» **The problem**:
Set each entry down verbatim, omitting images.

» **Entries with chart source code**:

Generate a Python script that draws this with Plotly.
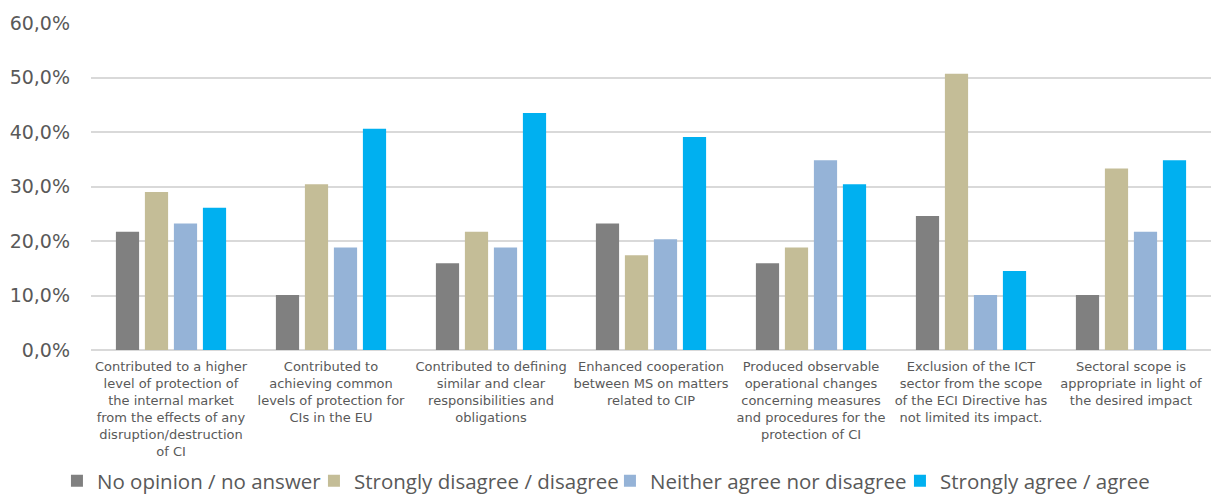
import plotly.graph_objects as go

categories = [
    "Contributed to a higher<br>level of protection of<br>the internal market<br>from the effects of any<br>disruption/destruction<br>of CI",
    "Contributed to<br>achieving common<br>levels of protection for<br>CIs in the EU",
    "Contributed to defining<br>similar and clear<br>responsibilities and<br>obligations",
    "Enhanced cooperation<br>between MS on matters<br>related to CIP",
    "Produced observable<br>operational changes<br>concerning measures<br>and procedures for the<br>protection of CI",
    "Exclusion of the ICT<br>sector from the scope<br>of the ECI Directive has<br>not limited its impact.",
    "Sectoral scope is<br>appropriate in light of<br>the desired impact",
]

no_opinion = [21.7, 10.1, 15.9, 23.2, 15.9, 24.6, 10.1]
disagree = [29.0, 30.4, 21.7, 17.4, 18.8, 50.7, 33.3]
neither = [23.2, 18.8, 18.8, 20.3, 34.8, 10.1, 21.7]
agree = [26.1, 40.6, 43.5, 39.1, 30.4, 14.5, 34.8]

series_names = [
    "No opinion / no answer",
    "Strongly disagree / disagree",
    "Neither agree nor disagree",
    "Strongly agree / agree",
]
colors = ["#808080", "#C4BD97", "#95B3D7", "#00B0F0"]
legend_widths = [212, 251, 245, 216]

tick_vals = [0, 10, 20, 30, 40, 50, 60]
tick_text = ["0,0%", "10,0%", "20,0%", "30,0%", "40,0%", "50,0%", "60,0%"]

fig = go.Figure()
for name, vals, col, lw in zip(series_names, [no_opinion, disagree, neither, agree], colors, legend_widths):
    fig.add_trace(go.Bar(
        x=categories, y=vals, name=name,
        marker=dict(color=col, line=dict(width=0)),
        legendwidth=lw,
    ))

fig.update_layout(
    width=1211, height=495,
    barmode="group", bargap=0.275, bargroupgap=0.2,
    plot_bgcolor="white", paper_bgcolor="white",
    margin=dict(l=91, r=0, t=23, b=144.5, pad=0, autoexpand=False),
    font=dict(family="DejaVu Sans", color="#595959"),
    legend=dict(
        orientation="h", x=-0.0304, xanchor="left", y=-0.4, yanchor="middle",
        font=dict(family="Open Sans", size=20.5, color="#595959"),
        itemwidth=30, tracegroupgap=0, bgcolor="rgba(0,0,0,0)",
    ),
    showlegend=True,
)
fig.update_yaxes(
    range=[0, 60], tickvals=tick_vals, ticktext=tick_text,
    showgrid=True, gridcolor="#D9D9D9", gridwidth=1.5,
    zeroline=True, zerolinecolor="#D9D9D9", zerolinewidth=1.5,
    tickfont=dict(size=19, color="#595959"), ticks="", ticklabelstandoff=20,
    showline=False,
)
fig.update_xaxes(
    tickfont=dict(size=13, color="#595959"), tickangle=0,
    showgrid=False, showline=False, ticks="", ticklabelstandoff=7,
)

fig.write_html("out.html", config={"displayModeBar": False},
               post_script="document.body.style.margin='0';")
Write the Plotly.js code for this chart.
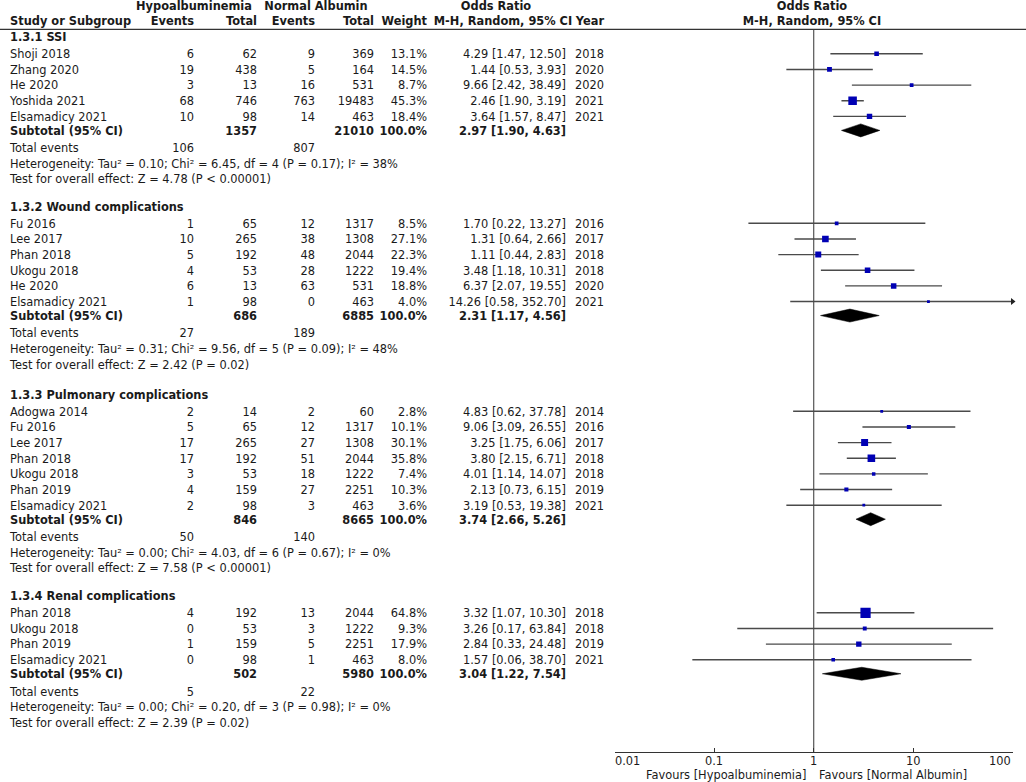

» **Response for this exercise**:
Generate a Python script that draws this with Plotly.
import plotly.graph_objects as go

categories = [
    "Contributed to a higher<br>level of protection of<br>the internal market<br>from the effects of any<br>disruption/destruction<br>of CI",
    "Contributed to<br>achieving common<br>levels of protection for<br>CIs in the EU",
    "Contributed to defining<br>similar and clear<br>responsibilities and<br>obligations",
    "Enhanced cooperation<br>between MS on matters<br>related to CIP",
    "Produced observable<br>operational changes<br>concerning measures<br>and procedures for the<br>protection of CI",
    "Exclusion of the ICT<br>sector from the scope<br>of the ECI Directive has<br>not limited its impact.",
    "Sectoral scope is<br>appropriate in light of<br>the desired impact",
]

no_opinion = [21.7, 10.1, 15.9, 23.2, 15.9, 24.6, 10.1]
disagree = [29.0, 30.4, 21.7, 17.4, 18.8, 50.7, 33.3]
neither = [23.2, 18.8, 18.8, 20.3, 34.8, 10.1, 21.7]
agree = [26.1, 40.6, 43.5, 39.1, 30.4, 14.5, 34.8]

series_names = [
    "No opinion / no answer",
    "Strongly disagree / disagree",
    "Neither agree nor disagree",
    "Strongly agree / agree",
]
colors = ["#808080", "#C4BD97", "#95B3D7", "#00B0F0"]
legend_widths = [212, 251, 245, 216]

tick_vals = [0, 10, 20, 30, 40, 50, 60]
tick_text = ["0,0%", "10,0%", "20,0%", "30,0%", "40,0%", "50,0%", "60,0%"]

fig = go.Figure()
for name, vals, col, lw in zip(series_names, [no_opinion, disagree, neither, agree], colors, legend_widths):
    fig.add_trace(go.Bar(
        x=categories, y=vals, name=name,
        marker=dict(color=col, line=dict(width=0)),
        legendwidth=lw,
    ))

fig.update_layout(
    width=1211, height=495,
    barmode="group", bargap=0.275, bargroupgap=0.2,
    plot_bgcolor="white", paper_bgcolor="white",
    margin=dict(l=91, r=0, t=23, b=144.5, pad=0, autoexpand=False),
    font=dict(family="DejaVu Sans", color="#595959"),
    legend=dict(
        orientation="h", x=-0.0304, xanchor="left", y=-0.4, yanchor="middle",
        font=dict(family="Open Sans", size=20.5, color="#595959"),
        itemwidth=30, tracegroupgap=0, bgcolor="rgba(0,0,0,0)",
    ),
    showlegend=True,
)
fig.update_yaxes(
    range=[0, 60], tickvals=tick_vals, ticktext=tick_text,
    showgrid=True, gridcolor="#D9D9D9", gridwidth=1.5,
    zeroline=True, zerolinecolor="#D9D9D9", zerolinewidth=1.5,
    tickfont=dict(size=19, color="#595959"), ticks="", ticklabelstandoff=20,
    showline=False,
)
fig.update_xaxes(
    tickfont=dict(size=13, color="#595959"), tickangle=0,
    showgrid=False, showline=False, ticks="", ticklabelstandoff=7,
)

fig.write_html("out.html", config={"displayModeBar": False},
               post_script="document.body.style.margin='0';")
Write the Plotly.js code for this chart.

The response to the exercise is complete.